Sorry that I cannot answer that. Actually I always suggest any user needs to flash any kind of jetson product with sdkmanager in the first time you get it.
If you only need to update sdcard image on jetson nano and never tried sdkmanager before, then you are lucky enough that you didn’t break the system before.
Since it is embedded system, it is common that someone accidentally breaks their bootloader or something else.
For example, lots of users try to write their own kernel driver too.
It is easy to break system if the kernel driver leads to system crash. For those cases, it is common to reflash the system.

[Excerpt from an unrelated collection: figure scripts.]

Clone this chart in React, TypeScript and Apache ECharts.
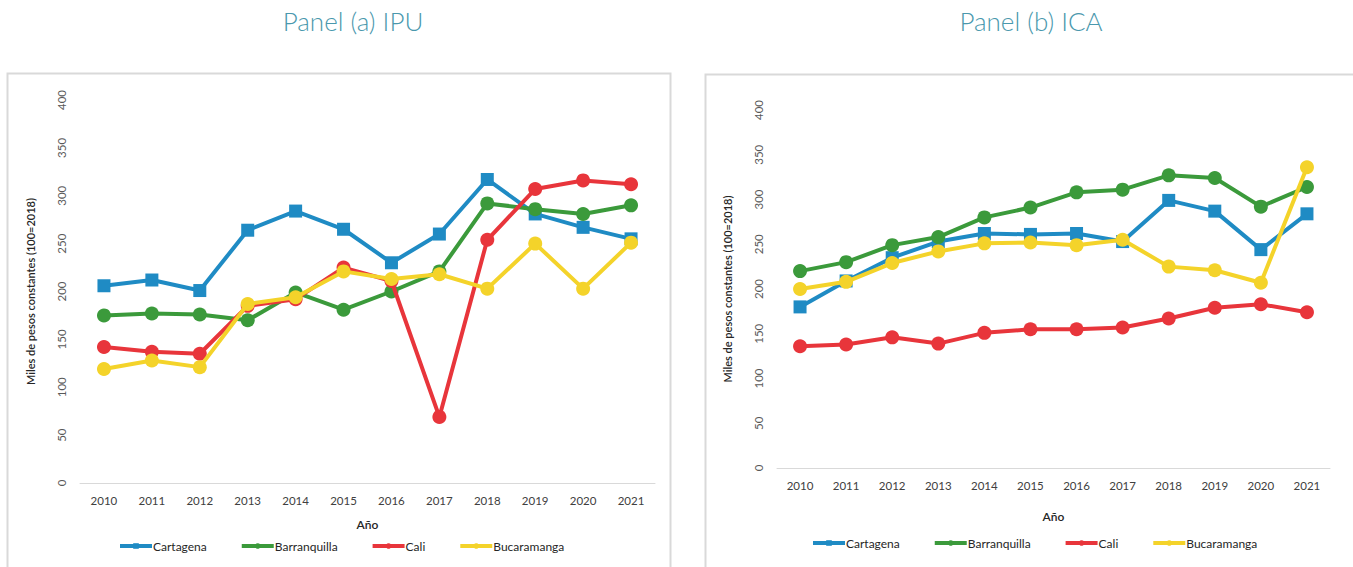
import React, { useEffect, useRef } from "react";
import * as echarts from "echarts";

const years = ["2010", "2011", "2012", "2013", "2014", "2015", "2016", "2017", "2018", "2019", "2020", "2021"];
const seriesNames = ["Cartagena", "Barranquilla", "Cali", "Bucaramanga"];
const colors = ["#1f8bc4", "#3b9a3b", "#e8353b", "#f4d32a"];
const symbols = ["rect", "circle", "circle", "circle"];

// Panel (a) IPU
const ipuCartagena = [206, 212, 201, 264, 284, 265, 230, 260, 317, 281, 267, 255];
const ipuBarranquilla = [175, 177, 176, 170, 199, 181, 200, 221, 292, 286, 281, 290];
const ipuCali = [142, 137, 135, 185, 192, 225, 211, 69, 254, 307, 316, 312];
const ipuBucaramanga = [119, 128, 121, 187, 194, 221, 213, 218, 203, 250, 203, 251];

// Panel (b) ICA
const icaCartagena = [180, 209, 235, 253, 262, 261, 262, 253, 299, 287, 244, 284];
const icaBarranquilla = [220, 230, 249, 258, 280, 291, 308, 311, 327, 324, 292, 314];
const icaCali = [136, 138, 146, 139, 151, 155, 155, 157, 167, 179, 183, 174];
const icaBucaramanga = [200, 208, 229, 242, 251, 252, 249, 255, 225, 221, 207, 336];

const yTicksMax = 400;
const yInterval = 50;

const FONT = "Lato, 'Open Sans', sans-serif";

export default function App() {
  const ref = useRef<HTMLDivElement>(null);
  useEffect(() => {
    if (!ref.current) return;
    const chart = echarts.init(ref.current, undefined, { renderer: "svg" });
    const panels = [
      [ipuCartagena, ipuBarranquilla, ipuCali, ipuBucaramanga],
      [icaCartagena, icaBarranquilla, icaCali, icaBucaramanga],
    ];
    const grids = [
      { left: 80, top: 100, width: 575, height: 383 },
      { left: 777, top: 110, width: 553, height: 358 },
    ];
    const series: any[] = [];
    panels.forEach((panel, pi) => {
      panel.forEach((data, si) => {
        series.push({
          name: seriesNames[si],
          type: "line",
          xAxisIndex: pi,
          yAxisIndex: pi,
          data,
          symbol: symbols[si],
          symbolSize: si === 0 ? 13 : 14,
          lineStyle: { width: 4, color: colors[si] },
          itemStyle: { color: colors[si] },
          z: 2 + si,
        });
      });
    });
    const xAxis = grids.map((_, i) => ({
      type: "category",
      gridIndex: i,
      data: years,
      boundaryGap: true,
      name: "Año",
      nameLocation: "middle",
      nameGap: i === 0 ? 35 : 42,
      nameTextStyle: { fontFamily: FONT, fontSize: 12, color: "#262626", fontWeight: 600 },
      axisLine: { lineStyle: { color: "#d9d9d9", width: 1 } },
      axisTick: { show: false },
      axisLabel: { fontFamily: FONT, fontSize: 11.5, color: "#404040", margin: 11 },
    }));
    const yAxis = grids.map((_, i) => ({
      type: "value",
      gridIndex: i,
      min: 0,
      max: yTicksMax,
      interval: yInterval,
      name: "Miles de pesos constantes (100=2018)",
      nameLocation: "middle",
      nameGap: 44,
      nameRotate: 90,
      nameTextStyle: { fontFamily: FONT, fontSize: 11, color: "#262626", fontWeight: 600 },
      splitLine: { show: false },
      axisLine: { show: false },
      axisTick: { show: false },
      axisLabel: { fontFamily: FONT, fontSize: 11.5, color: "#595959", rotate: 90, margin: 13 },
    }));
    const legends = [
      { left: 113, top: 535 },
      { left: 806, top: 532 },
    ].map((pos) => ({
      ...pos,
      data: seriesNames,
      itemWidth: 32,
      itemHeight: 7,
      itemGap: 33,
      lineStyle: { width: 4 },
      textStyle: { fontFamily: FONT, fontSize: 12, color: "#262626", padding: [0, 0, 0, -4] },
    }));
    chart.setOption({
      animation: false,
      backgroundColor: "#ffffff",
      title: [
        {
          text: "Panel (a) IPU",
          left: 348,
          top: 3,
          textAlign: "center",
          textStyle: { fontFamily: FONT, fontWeight: 300, fontSize: 26, color: "#4a98ad" },
        },
        {
          text: "Panel (b) ICA",
          left: 1026,
          top: 3,
          textAlign: "center",
          textStyle: { fontFamily: FONT, fontWeight: 300, fontSize: 26, color: "#4a98ad" },
        },
      ],
      graphic: [
        { type: "rect", shape: { x: 7.5, y: 73.5, width: 663, height: 520 }, style: { fill: "none", stroke: "#d9d9d9", lineWidth: 2 }, z: -1 },
        { type: "rect", shape: { x: 705.5, y: 74.5, width: 660, height: 520 }, style: { fill: "none", stroke: "#d9d9d9", lineWidth: 2 }, z: -1 },
      ],
      grid: grids,
      xAxis,
      yAxis,
      legend: legends,
      series,
    });
    return () => chart.dispose();
  }, []);
  return <div ref={ref} style={{ width: 1353, height: 567, position: "absolute", left: 0, top: 0 }} />;
}
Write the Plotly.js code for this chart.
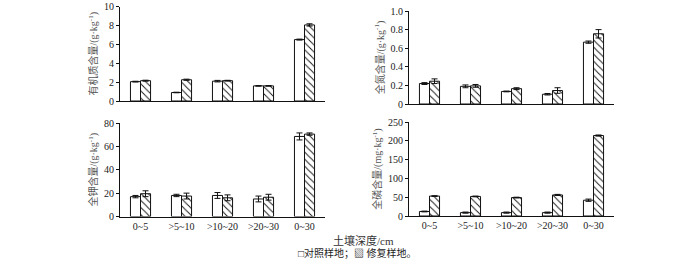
<!DOCTYPE html>
<html>
<head>
<meta charset="utf-8">
<script src="https://cdn.plot.ly/plotly-3.0.1.min.js"></script>
<style>html,body{margin:0;padding:0;background:#fff;}#chart{width:700px;height:261px;}</style>
</head>
<body>
<div id="chart"></div>
<script>
// Categories (soil depth, cm)
const depths = ["0~5", ">5~10", ">10~20", ">20~30", "0~30"];
const seriesNames = ["对照样地", "修复样地"];

// Organic matter content (g/kg)
const omControl = [2.05, 0.9, 2.1, 1.6, 6.5];
const omControlErr = [0.04, 0.03, 0.08, 0.03, 0.05];
const omRestored = [2.15, 2.25, 2.15, 1.6, 8.05];
const omRestoredErr = [0.05, 0.06, 0.04, 0.03, 0.12];

// Total nitrogen content (g/kg)
const tnControl = [0.22, 0.19, 0.135, 0.105, 0.665];
const tnControlErr = [0.01, 0.015, 0.004, 0.008, 0.012];
const tnRestored = [0.245, 0.195, 0.165, 0.145, 0.755];
const tnRestoredErr = [0.025, 0.015, 0.01, 0.03, 0.045];

// Total potassium content (g/kg)
const tkControl = [17, 18, 18, 15, 68.5];
const tkControlErr = [1, 1, 2.5, 2.5, 3];
const tkRestored = [19.5, 17.5, 16, 16.5, 70.5];
const tkRestoredErr = [2.5, 2.5, 2.5, 2.5, 1];

// Total phosphorus content (mg/kg)
const tpControl = [12, 9, 9, 9, 42];
const tpControlErr = [1, 1.5, 1.5, 1.5, 3];
const tpRestored = [53, 52, 49, 56, 214];
const tpRestoredErr = [1, 1, 1, 1.5, 1.5];

const yTitles = ["有机质含量/(g·kg<sup>-1</sup>)", "全氮含量/(g·kg<sup>-1</sup>)",
                 "全钾含量/(g·kg<sup>-1</sup>)", "全磷含量/(mg·kg<sup>-1</sup>)"];
const yTickVals = [[0,2,4,6,8,10],[0,0.2,0.4,0.6,0.8,1.0],[0,20,40,60,80],[0,50,100,150,200,250]];
const yTickText = [["0","2","4","6","8","10"],["0","0.2","0.4","0.6","0.8","1.0"],["0","20","40","60","80"],["0","50","100","150","200","250"]];
const yRanges = [[0,10],[0,1],[0,80],[0,250]];
const xTitle = "土壤深度/cm";
const legendText = "□对照样地；▧ 修复样地。";

const panels = [
  [omControl, omControlErr, omRestored, omRestoredErr],
  [tnControl, tnControlErr, tnRestored, tnRestoredErr],
  [tkControl, tkControlErr, tkRestored, tkRestoredErr],
  [tpControl, tpControlErr, tpRestored, tpRestoredErr]
];

const W = 700, H = 261;
// pixel boxes: [x0, x1, yBottom, yTop]
const boxes = [
  [120, 325, 101, 6.5],
  [409, 614, 104, 11],
  [120, 325, 216.5, 123],
  [409, 614, 216, 122]
];
const FONT = "Liberation Serif, Times New Roman, Noto Sans CJK SC, serif";

const traces = [];
const layout = {
  width: W, height: H,
  margin: {l: 0, r: 0, t: 0, b: 0},
  paper_bgcolor: "#fff", plot_bgcolor: "#fff",
  barmode: "group", bargap: 0.51, bargroupgap: 0,
  showlegend: false,
  font: {family: FONT, size: 10, color: "#222"},
  annotations: [],
};

panels.forEach((p, i) => {
  const n = i + 1;
  const xa = n === 1 ? "x" : "x" + n;
  const ya = n === 1 ? "y" : "y" + n;
  traces.push({
    type: "bar", x: depths, y: p[0], name: seriesNames[0], xaxis: xa, yaxis: ya,
    marker: {color: "#fff", line: {color: "#111", width: 1}},
    error_y: {type: "data", array: p[1], visible: true, color: "#111", thickness: 1, width: 3}
  });
  traces.push({
    type: "bar", x: depths, y: p[2], name: seriesNames[1], xaxis: xa, yaxis: ya,
    marker: {color: "#fff", line: {color: "#111", width: 1},
             pattern: {shape: "\\", fgcolor: "#111", bgcolor: "#fff", size: 5, solidity: 0.18}},
    error_y: {type: "data", array: p[3], visible: true, color: "#111", thickness: 1, width: 3}
  });
  const b = boxes[i];
  layout["xaxis" + (n === 1 ? "" : n)] = {
    domain: [b[0] / W, b[1] / W], anchor: ya,
    type: "category", range: [-0.5, 4.5],
    showline: true, linecolor: "#111", linewidth: 1,
    ticks: "", showgrid: false, zeroline: false,
    showticklabels: i >= 2,
    tickfont: {family: FONT, size: 10, color: "#222"},
    fixedrange: true
  };
  layout["yaxis" + (n === 1 ? "" : n)] = {
    domain: [1 - b[2] / H, 1 - b[3] / H], anchor: xa,
    range: yRanges[i],
    tickmode: "array", tickvals: yTickVals[i], ticktext: yTickText[i],
    showline: true, linecolor: "#111", linewidth: 1,
    ticks: "outside", ticklen: 3, tickcolor: "#111", tickwidth: 1,
    showgrid: false, zeroline: false,
    tickfont: {family: FONT, size: 10, color: "#222"},
    title: {text: yTitles[i], font: {family: FONT, size: 10, color: "#555"}, standoff: 4},
    automargin: false,
    fixedrange: true
  };
});

layout.annotations.push({
  xref: "paper", yref: "paper", x: 363 / W, y: 1 - 240 / H,
  text: xTitle, showarrow: false, xanchor: "center", yanchor: "middle",
  font: {family: FONT, size: 11, color: "#333"}
});
layout.annotations.push({
  xref: "paper", yref: "paper", x: 357 / W, y: 1 - 253 / H,
  text: legendText, showarrow: false, xanchor: "center", yanchor: "middle",
  font: {family: FONT, size: 10, color: "#222"}
});

Plotly.newPlot("chart", traces, layout, {staticPlot: true, displayModeBar: false});
</script>
</body>
</html>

Jetson nano is more like a beginner level product which can run with sdcard image. But any AGX series products (Xavier AGX/ Orin AGX) is unlike nano. It does not run with sdcard image. Thus, needs to flash the board in the first time.
Ubuntu 20 Live will work if the kernel supports loopback. “Probably” it does (I haven’t tried)? The main trick is that you need about 50 GB of disk space formatted as ext4, so you can’t for example run this on an NTFS or VFAT partition.
Incidentally, Jetsons don’t have a BIOS, and all of the equivalent is in software (for the AGX Orin it is in partitions). This is why Jetsons cannot self-flash. The Jetson becomes a custom USB device in recovery mode, and part of the flash software running on the host PC is the “driver package” (named well since it is the driver to that custom USB device). In a way you are updating the equivalent of the BIOS when you flash, and not just bootloader and o/s.